:: AVAILABLE DATA

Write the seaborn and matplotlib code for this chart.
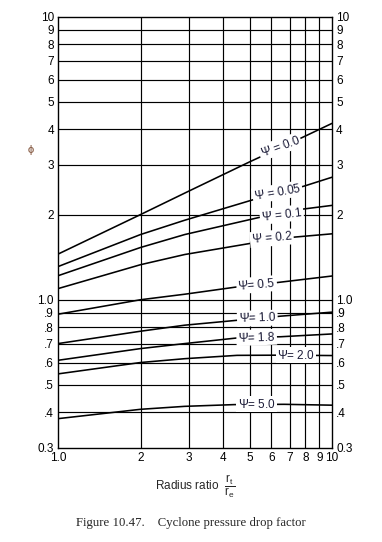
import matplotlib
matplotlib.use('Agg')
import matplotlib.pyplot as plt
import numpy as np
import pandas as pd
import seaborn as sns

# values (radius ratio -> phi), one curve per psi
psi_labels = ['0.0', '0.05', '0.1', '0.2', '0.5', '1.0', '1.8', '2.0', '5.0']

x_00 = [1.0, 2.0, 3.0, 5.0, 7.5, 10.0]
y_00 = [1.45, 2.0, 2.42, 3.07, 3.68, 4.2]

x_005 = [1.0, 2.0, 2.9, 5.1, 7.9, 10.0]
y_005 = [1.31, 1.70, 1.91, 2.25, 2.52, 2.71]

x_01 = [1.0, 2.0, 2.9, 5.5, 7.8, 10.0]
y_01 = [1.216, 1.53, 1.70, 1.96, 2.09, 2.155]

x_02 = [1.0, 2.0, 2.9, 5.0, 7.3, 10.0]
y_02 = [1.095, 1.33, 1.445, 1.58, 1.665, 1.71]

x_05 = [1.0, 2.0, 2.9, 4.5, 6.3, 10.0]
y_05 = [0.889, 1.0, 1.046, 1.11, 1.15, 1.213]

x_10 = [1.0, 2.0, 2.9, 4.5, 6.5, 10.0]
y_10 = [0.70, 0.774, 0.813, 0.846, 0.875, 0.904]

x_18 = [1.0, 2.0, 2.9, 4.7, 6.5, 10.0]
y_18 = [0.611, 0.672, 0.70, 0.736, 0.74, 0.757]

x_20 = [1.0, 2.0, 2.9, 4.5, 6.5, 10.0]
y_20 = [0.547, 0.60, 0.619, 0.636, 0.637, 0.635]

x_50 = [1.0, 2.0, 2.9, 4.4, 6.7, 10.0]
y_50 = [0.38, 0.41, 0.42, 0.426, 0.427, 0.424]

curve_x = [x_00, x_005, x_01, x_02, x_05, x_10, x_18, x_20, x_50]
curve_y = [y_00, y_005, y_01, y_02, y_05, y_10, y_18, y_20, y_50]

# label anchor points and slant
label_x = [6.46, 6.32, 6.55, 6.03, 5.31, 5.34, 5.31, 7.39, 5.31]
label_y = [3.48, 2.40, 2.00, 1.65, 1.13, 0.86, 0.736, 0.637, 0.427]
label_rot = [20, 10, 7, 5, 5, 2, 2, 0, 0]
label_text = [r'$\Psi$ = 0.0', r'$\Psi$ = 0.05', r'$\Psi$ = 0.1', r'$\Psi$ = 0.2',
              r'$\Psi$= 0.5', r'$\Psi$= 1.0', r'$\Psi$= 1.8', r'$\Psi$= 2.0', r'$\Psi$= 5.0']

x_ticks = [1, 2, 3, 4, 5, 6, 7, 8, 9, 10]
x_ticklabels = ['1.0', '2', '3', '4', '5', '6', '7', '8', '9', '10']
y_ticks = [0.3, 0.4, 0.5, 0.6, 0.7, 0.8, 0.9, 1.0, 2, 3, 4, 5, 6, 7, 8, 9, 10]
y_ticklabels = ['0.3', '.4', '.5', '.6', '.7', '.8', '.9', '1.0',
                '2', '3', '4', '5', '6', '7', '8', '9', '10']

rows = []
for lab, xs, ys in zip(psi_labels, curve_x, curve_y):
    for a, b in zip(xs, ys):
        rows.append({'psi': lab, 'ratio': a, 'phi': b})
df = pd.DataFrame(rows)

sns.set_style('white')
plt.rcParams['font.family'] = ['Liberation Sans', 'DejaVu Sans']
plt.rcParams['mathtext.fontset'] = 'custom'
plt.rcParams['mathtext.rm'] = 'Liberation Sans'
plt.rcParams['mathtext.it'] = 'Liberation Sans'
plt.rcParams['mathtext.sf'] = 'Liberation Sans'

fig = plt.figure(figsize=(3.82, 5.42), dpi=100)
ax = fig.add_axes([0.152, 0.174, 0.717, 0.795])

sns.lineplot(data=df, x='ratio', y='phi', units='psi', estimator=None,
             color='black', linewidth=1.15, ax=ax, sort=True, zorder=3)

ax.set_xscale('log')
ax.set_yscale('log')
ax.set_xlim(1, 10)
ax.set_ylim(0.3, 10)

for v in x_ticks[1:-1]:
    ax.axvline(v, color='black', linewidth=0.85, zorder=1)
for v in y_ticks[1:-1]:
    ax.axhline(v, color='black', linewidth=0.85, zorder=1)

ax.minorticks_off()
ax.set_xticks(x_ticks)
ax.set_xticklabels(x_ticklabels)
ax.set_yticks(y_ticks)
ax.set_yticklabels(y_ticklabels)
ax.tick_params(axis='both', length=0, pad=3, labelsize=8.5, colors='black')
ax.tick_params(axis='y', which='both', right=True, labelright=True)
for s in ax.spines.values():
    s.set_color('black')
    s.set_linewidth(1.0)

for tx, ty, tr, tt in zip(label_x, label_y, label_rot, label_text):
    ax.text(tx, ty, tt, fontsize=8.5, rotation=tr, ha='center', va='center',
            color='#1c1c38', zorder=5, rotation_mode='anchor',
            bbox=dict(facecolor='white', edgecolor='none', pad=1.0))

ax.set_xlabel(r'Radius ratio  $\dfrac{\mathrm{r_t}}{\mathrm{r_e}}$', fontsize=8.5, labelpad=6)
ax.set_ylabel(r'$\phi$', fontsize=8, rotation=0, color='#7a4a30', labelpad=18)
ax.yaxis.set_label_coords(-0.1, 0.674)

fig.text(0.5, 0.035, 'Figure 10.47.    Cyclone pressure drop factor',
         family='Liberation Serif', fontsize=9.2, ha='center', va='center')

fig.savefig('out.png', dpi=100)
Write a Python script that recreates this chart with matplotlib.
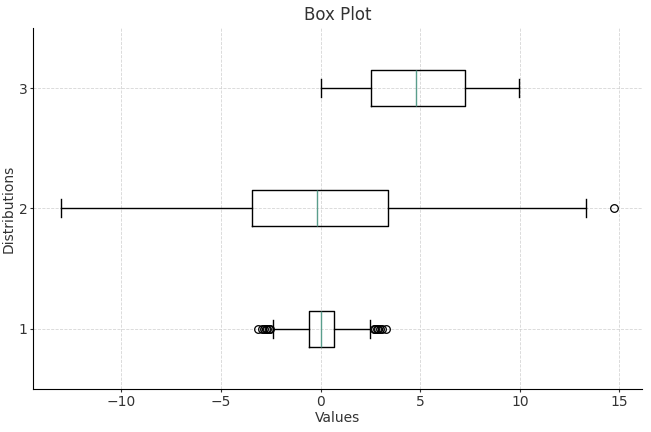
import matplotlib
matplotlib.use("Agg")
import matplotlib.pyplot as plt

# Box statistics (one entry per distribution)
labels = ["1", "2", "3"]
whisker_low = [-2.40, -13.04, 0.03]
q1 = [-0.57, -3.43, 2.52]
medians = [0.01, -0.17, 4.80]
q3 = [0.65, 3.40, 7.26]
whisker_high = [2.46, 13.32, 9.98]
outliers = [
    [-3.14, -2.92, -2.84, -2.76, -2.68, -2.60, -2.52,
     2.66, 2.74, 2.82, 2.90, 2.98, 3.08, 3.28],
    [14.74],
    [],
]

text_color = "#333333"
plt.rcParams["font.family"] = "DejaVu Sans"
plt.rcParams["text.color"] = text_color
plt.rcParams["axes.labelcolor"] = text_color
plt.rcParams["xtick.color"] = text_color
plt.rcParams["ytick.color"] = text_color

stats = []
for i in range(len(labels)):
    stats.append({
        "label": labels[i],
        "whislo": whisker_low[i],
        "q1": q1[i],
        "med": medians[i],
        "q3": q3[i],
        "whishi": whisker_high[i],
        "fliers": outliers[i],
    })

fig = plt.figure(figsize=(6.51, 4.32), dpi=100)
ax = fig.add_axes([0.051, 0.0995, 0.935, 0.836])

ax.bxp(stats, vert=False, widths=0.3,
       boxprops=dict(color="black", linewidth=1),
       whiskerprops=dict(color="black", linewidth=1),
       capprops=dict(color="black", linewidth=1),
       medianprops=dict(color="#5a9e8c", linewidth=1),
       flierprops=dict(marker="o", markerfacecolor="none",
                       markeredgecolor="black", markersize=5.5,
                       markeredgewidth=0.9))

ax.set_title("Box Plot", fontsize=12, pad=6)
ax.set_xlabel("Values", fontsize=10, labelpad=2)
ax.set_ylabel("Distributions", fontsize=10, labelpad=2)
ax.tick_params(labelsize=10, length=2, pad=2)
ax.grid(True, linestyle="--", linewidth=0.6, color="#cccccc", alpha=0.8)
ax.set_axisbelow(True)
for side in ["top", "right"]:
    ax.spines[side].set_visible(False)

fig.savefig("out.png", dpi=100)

::::

[JOB] Using the material above, set down every line exactly, but skip the pictures.

[THE ANSWER]
Write the seaborn and matplotlib code for this chart.
import matplotlib
matplotlib.use('Agg')
import matplotlib.pyplot as plt
import numpy as np
import pandas as pd
import seaborn as sns

# values (radius ratio -> phi), one curve per psi
psi_labels = ['0.0', '0.05', '0.1', '0.2', '0.5', '1.0', '1.8', '2.0', '5.0']

x_00 = [1.0, 2.0, 3.0, 5.0, 7.5, 10.0]
y_00 = [1.45, 2.0, 2.42, 3.07, 3.68, 4.2]

x_005 = [1.0, 2.0, 2.9, 5.1, 7.9, 10.0]
y_005 = [1.31, 1.70, 1.91, 2.25, 2.52, 2.71]

x_01 = [1.0, 2.0, 2.9, 5.5, 7.8, 10.0]
y_01 = [1.216, 1.53, 1.70, 1.96, 2.09, 2.155]

x_02 = [1.0, 2.0, 2.9, 5.0, 7.3, 10.0]
y_02 = [1.095, 1.33, 1.445, 1.58, 1.665, 1.71]

x_05 = [1.0, 2.0, 2.9, 4.5, 6.3, 10.0]
y_05 = [0.889, 1.0, 1.046, 1.11, 1.15, 1.213]

x_10 = [1.0, 2.0, 2.9, 4.5, 6.5, 10.0]
y_10 = [0.70, 0.774, 0.813, 0.846, 0.875, 0.904]

x_18 = [1.0, 2.0, 2.9, 4.7, 6.5, 10.0]
y_18 = [0.611, 0.672, 0.70, 0.736, 0.74, 0.757]

x_20 = [1.0, 2.0, 2.9, 4.5, 6.5, 10.0]
y_20 = [0.547, 0.60, 0.619, 0.636, 0.637, 0.635]

x_50 = [1.0, 2.0, 2.9, 4.4, 6.7, 10.0]
y_50 = [0.38, 0.41, 0.42, 0.426, 0.427, 0.424]

curve_x = [x_00, x_005, x_01, x_02, x_05, x_10, x_18, x_20, x_50]
curve_y = [y_00, y_005, y_01, y_02, y_05, y_10, y_18, y_20, y_50]

# label anchor points and slant
label_x = [6.46, 6.32, 6.55, 6.03, 5.31, 5.34, 5.31, 7.39, 5.31]
label_y = [3.48, 2.40, 2.00, 1.65, 1.13, 0.86, 0.736, 0.637, 0.427]
label_rot = [20, 10, 7, 5, 5, 2, 2, 0, 0]
label_text = [r'$\Psi$ = 0.0', r'$\Psi$ = 0.05', r'$\Psi$ = 0.1', r'$\Psi$ = 0.2',
              r'$\Psi$= 0.5', r'$\Psi$= 1.0', r'$\Psi$= 1.8', r'$\Psi$= 2.0', r'$\Psi$= 5.0']

x_ticks = [1, 2, 3, 4, 5, 6, 7, 8, 9, 10]
x_ticklabels = ['1.0', '2', '3', '4', '5', '6', '7', '8', '9', '10']
y_ticks = [0.3, 0.4, 0.5, 0.6, 0.7, 0.8, 0.9, 1.0, 2, 3, 4, 5, 6, 7, 8, 9, 10]
y_ticklabels = ['0.3', '.4', '.5', '.6', '.7', '.8', '.9', '1.0',
                '2', '3', '4', '5', '6', '7', '8', '9', '10']

rows = []
for lab, xs, ys in zip(psi_labels, curve_x, curve_y):
    for a, b in zip(xs, ys):
        rows.append({'psi': lab, 'ratio': a, 'phi': b})
df = pd.DataFrame(rows)

sns.set_style('white')
plt.rcParams['font.family'] = ['Liberation Sans', 'DejaVu Sans']
plt.rcParams['mathtext.fontset'] = 'custom'
plt.rcParams['mathtext.rm'] = 'Liberation Sans'
plt.rcParams['mathtext.it'] = 'Liberation Sans'
plt.rcParams['mathtext.sf'] = 'Liberation Sans'

fig = plt.figure(figsize=(3.82, 5.42), dpi=100)
ax = fig.add_axes([0.152, 0.174, 0.717, 0.795])

sns.lineplot(data=df, x='ratio', y='phi', units='psi', estimator=None,
             color='black', linewidth=1.15, ax=ax, sort=True, zorder=3)

ax.set_xscale('log')
ax.set_yscale('log')
ax.set_xlim(1, 10)
ax.set_ylim(0.3, 10)

for v in x_ticks[1:-1]:
    ax.axvline(v, color='black', linewidth=0.85, zorder=1)
for v in y_ticks[1:-1]:
    ax.axhline(v, color='black', linewidth=0.85, zorder=1)

ax.minorticks_off()
ax.set_xticks(x_ticks)
ax.set_xticklabels(x_ticklabels)
ax.set_yticks(y_ticks)
ax.set_yticklabels(y_ticklabels)
ax.tick_params(axis='both', length=0, pad=3, labelsize=8.5, colors='black')
ax.tick_params(axis='y', which='both', right=True, labelright=True)
for s in ax.spines.values():
    s.set_color('black')
    s.set_linewidth(1.0)

for tx, ty, tr, tt in zip(label_x, label_y, label_rot, label_text):
    ax.text(tx, ty, tt, fontsize=8.5, rotation=tr, ha='center', va='center',
            color='#1c1c38', zorder=5, rotation_mode='anchor',
            bbox=dict(facecolor='white', edgecolor='none', pad=1.0))

ax.set_xlabel(r'Radius ratio  $\dfrac{\mathrm{r_t}}{\mathrm{r_e}}$', fontsize=8.5, labelpad=6)
ax.set_ylabel(r'$\phi$', fontsize=8, rotation=0, color='#7a4a30', labelpad=18)
ax.yaxis.set_label_coords(-0.1, 0.674)

fig.text(0.5, 0.035, 'Figure 10.47.    Cyclone pressure drop factor',
         family='Liberation Serif', fontsize=9.2, ha='center', va='center')

fig.savefig('out.png', dpi=100)
Write a Python script that recreates this chart with matplotlib.
import matplotlib
matplotlib.use("Agg")
import matplotlib.pyplot as plt

# Box statistics (one entry per distribution)
labels = ["1", "2", "3"]
whisker_low = [-2.40, -13.04, 0.03]
q1 = [-0.57, -3.43, 2.52]
medians = [0.01, -0.17, 4.80]
q3 = [0.65, 3.40, 7.26]
whisker_high = [2.46, 13.32, 9.98]
outliers = [
    [-3.14, -2.92, -2.84, -2.76, -2.68, -2.60, -2.52,
     2.66, 2.74, 2.82, 2.90, 2.98, 3.08, 3.28],
    [14.74],
    [],
]

text_color = "#333333"
plt.rcParams["font.family"] = "DejaVu Sans"
plt.rcParams["text.color"] = text_color
plt.rcParams["axes.labelcolor"] = text_color
plt.rcParams["xtick.color"] = text_color
plt.rcParams["ytick.color"] = text_color

stats = []
for i in range(len(labels)):
    stats.append({
        "label": labels[i],
        "whislo": whisker_low[i],
        "q1": q1[i],
        "med": medians[i],
        "q3": q3[i],
        "whishi": whisker_high[i],
        "fliers": outliers[i],
    })

fig = plt.figure(figsize=(6.51, 4.32), dpi=100)
ax = fig.add_axes([0.051, 0.0995, 0.935, 0.836])

ax.bxp(stats, vert=False, widths=0.3,
       boxprops=dict(color="black", linewidth=1),
       whiskerprops=dict(color="black", linewidth=1),
       capprops=dict(color="black", linewidth=1),
       medianprops=dict(color="#5a9e8c", linewidth=1),
       flierprops=dict(marker="o", markerfacecolor="none",
                       markeredgecolor="black", markersize=5.5,
                       markeredgewidth=0.9))

ax.set_title("Box Plot", fontsize=12, pad=6)
ax.set_xlabel("Values", fontsize=10, labelpad=2)
ax.set_ylabel("Distributions", fontsize=10, labelpad=2)
ax.tick_params(labelsize=10, length=2, pad=2)
ax.grid(True, linestyle="--", linewidth=0.6, color="#cccccc", alpha=0.8)
ax.set_axisbelow(True)
for side in ["top", "right"]:
    ax.spines[side].set_visible(False)

fig.savefig("out.png", dpi=100)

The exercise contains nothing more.